Should the USDA adopt this recommendation, animal movement in "non-consistent" states could be restricted, not only by the USDA, but by the states. To NAIS opponents, this appears to be another way the USDA is saying to the public that the NAIS is voluntary, while behind the scenes, doing everything in its power to force livestock owners to comply with the identification requirements.

The public relations campaign in support of the program claims it will stop, or reduce, animal disease outbreaks such as mad cow disease, by providing the ability to trace a diseased animal to its source within 48 hours. The Liberty Ark Coalition says this is a myth, because:

"Mad Cow disease is not contagious, takes years to develop, and is completely preventable. NAIS is designed to do only one thing: provide 48-hour trace-back of animal movements. This is simply not relevant to protecting our food supply from Mad Cow disease. Moreover, the USDA has stated that it estimates that there are only four to seven (4-7) cows in the entire U.S. that have BSE, or Mad Cow Disease, and that it's not even necessary to conduct testing to protect our food supply. Indeed, the USDA refuses to allow a U.S. company, Creekstone Farms & Premium Beef, to voluntarily test all of its cattle for BSE, in order to satisfy its customers' wishes. If BSE is not enough of a threat to justify (or even allow) testing, then certainly it cannot be the basis for requiring millions of animals to be electronically tagged and their every move tracked."
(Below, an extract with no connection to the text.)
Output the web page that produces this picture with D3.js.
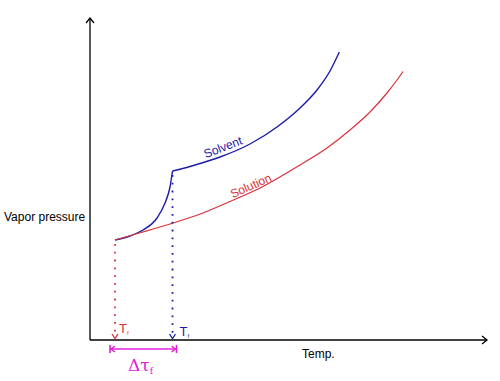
<!DOCTYPE html>
<html><head><meta charset="utf-8">
<script src="https://cdn.jsdelivr.net/npm/d3@7"></script>
<style>body{margin:0;background:#fff}svg{display:block}</style>
</head><body>
<script>
// Data (arbitrary temperature / pressure units)
const iceCurve = [[25,100],[40,104],[53,110],[67,122],[75,137],[80,153],[82.5,169]];
const solventCurve = [[82.5,169],[100,173.5],[110,176.5],[130,183],[160,196],[187,213],[210,232],[227,250],[240,269],[249.3,288]];
const solutionCurve = [[25,100],[53,108],[83,117],[113,127],[140,138.5],[170,152],[210,175],[237,192],[260,210],[280,228],[297,247],[307,260],[313,268.5]];
const freezeSolution = 25;   // Tf of solution
const freezeSolvent = 82.5;  // Tf of solvent
const pSolution = 100, pSolvent = 169;
const labels = {y:"Vapor pressure", x:"Temp.", solvent:"Solvent", solution:"Solution"};

const W=500,H=381;
const svg=d3.select("body").append("svg").attr("width",W).attr("height",H);
const x=d3.scaleLinear().domain([0,400]).range([90,490]);
const y=d3.scaleLinear().domain([0,320]).range([340,20]);
const blue="#1c1caa", red="#d8323a", mag="#e020d8";

// axes
svg.append("line").attr("x1",x(0)).attr("y1",y(0)).attr("x2",x(0)).attr("y2",19).attr("stroke","#000").attr("stroke-width",1.3);
svg.append("line").attr("x1",x(0)).attr("y1",y(0)).attr("x2",487).attr("y2",y(0)).attr("stroke","#000").attr("stroke-width",1.3);
svg.append("path").attr("d",`M86,23L90,18L94,23`).attr("fill","none").attr("stroke","#000").attr("stroke-width",1.3);
svg.append("path").attr("d",`M482,336L487,340L482,344`).attr("fill","none").attr("stroke","#000").attr("stroke-width",1.3);

const line=d3.line().x(d=>x(d[0])).y(d=>y(d[1])).curve(d3.curveMonotoneX);
svg.append("path").attr("d",line(iceCurve)).attr("fill","none").attr("stroke",blue).attr("stroke-width",1.4);
svg.append("path").attr("d",line(solventCurve)).attr("fill","none").attr("stroke",blue).attr("stroke-width",1.4);
svg.append("path").attr("d",line(solutionCurve)).attr("fill","none").attr("stroke",red).attr("stroke-width",1.2);

// dotted drop lines
function drop(t,p,col){
  svg.append("line").attr("x1",x(t)).attr("x2",x(t)).attr("y1",y(p)+4).attr("y2",y(0)-3)
    .attr("stroke",col).attr("stroke-width",1.8).attr("stroke-dasharray","1.8,6");
  svg.append("path").attr("d",`M${x(t)-3},${y(0)-6}L${x(t)},${y(0)-1.5}L${x(t)+3},${y(0)-6}`)
    .attr("fill","none").attr("stroke",col).attr("stroke-width",1.3);
}
drop(freezeSolution,pSolution,red);
drop(freezeSolvent,pSolvent,blue);

// T labels
function tlab(xx,yy,col){
  const t=svg.append("text").attr("x",xx).attr("y",yy).attr("fill",col)
    .attr("font-family","Liberation Sans, Arial, sans-serif").attr("font-size",13);
  t.append("tspan").text("T");
  t.append("tspan").attr("dy",2).attr("font-size",6).text("f");
}
tlab(x(freezeSolution)+4,333,red);
tlab(x(freezeSolvent)+7,336,blue);

// delta arrow
const ay=349, ax1=x(freezeSolution)-5, ax2=x(freezeSolvent)+4;
svg.append("line").attr("x1",ax1).attr("x2",ax2).attr("y1",ay).attr("y2",ay).attr("stroke",mag).attr("stroke-width",1.6);
[ax1,ax2].forEach(v=>svg.append("line").attr("x1",v).attr("x2",v).attr("y1",ay-4).attr("y2",ay+4).attr("stroke",mag).attr("stroke-width",1.6));
svg.append("path").attr("d",`M${ax1+5},${ay-3}L${ax1+1},${ay}L${ax1+5},${ay+3}`).attr("fill","none").attr("stroke",mag).attr("stroke-width",1.4);
svg.append("path").attr("d",`M${ax2-5},${ay-3}L${ax2-1},${ay}L${ax2-5},${ay+3}`).attr("fill","none").attr("stroke",mag).attr("stroke-width",1.4);
const dt=svg.append("text").attr("x",128).attr("y",371).attr("fill",mag)
  .attr("font-family","DejaVu Serif, serif").attr("font-size",17);
dt.append("tspan").text("Δτ");
dt.append("tspan").attr("dy",3).attr("font-size",9).text("f");

// axis labels
const f="Liberation Sans, Arial, sans-serif";
svg.append("text").attr("x",4).attr("y",221).attr("font-family",f).attr("font-size",12).text(labels.y);
svg.append("text").attr("x",302).attr("y",358).attr("font-family",f).attr("font-size",12).text(labels.x);

// curve labels
svg.append("text").attr("transform",`translate(224.5,151) rotate(-21)`).attr("text-anchor","middle")
  .attr("font-family",f).attr("font-size",12).attr("fill",blue).text(labels.solvent);
svg.append("text").attr("transform",`translate(252.5,189.5) rotate(-24)`).attr("text-anchor","middle")
  .attr("font-family",f).attr("font-size",12).attr("fill",red).text(labels.solution);
</script>
</body></html>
Opponents of the program contend that it was conceived by, and will benefit, only large meat packers and exporters, and the technology companies that provide the identification and tracking equipment.

Opposition has grown dramatically, as small farmers and ranchers realize that their horse, chickens, pigs or cows fall under the USDA's jurisdiction, and they will have to bear the cost and inconvenience of a program that will make no difference to animal health, and benefit only the large exporters and technology companies.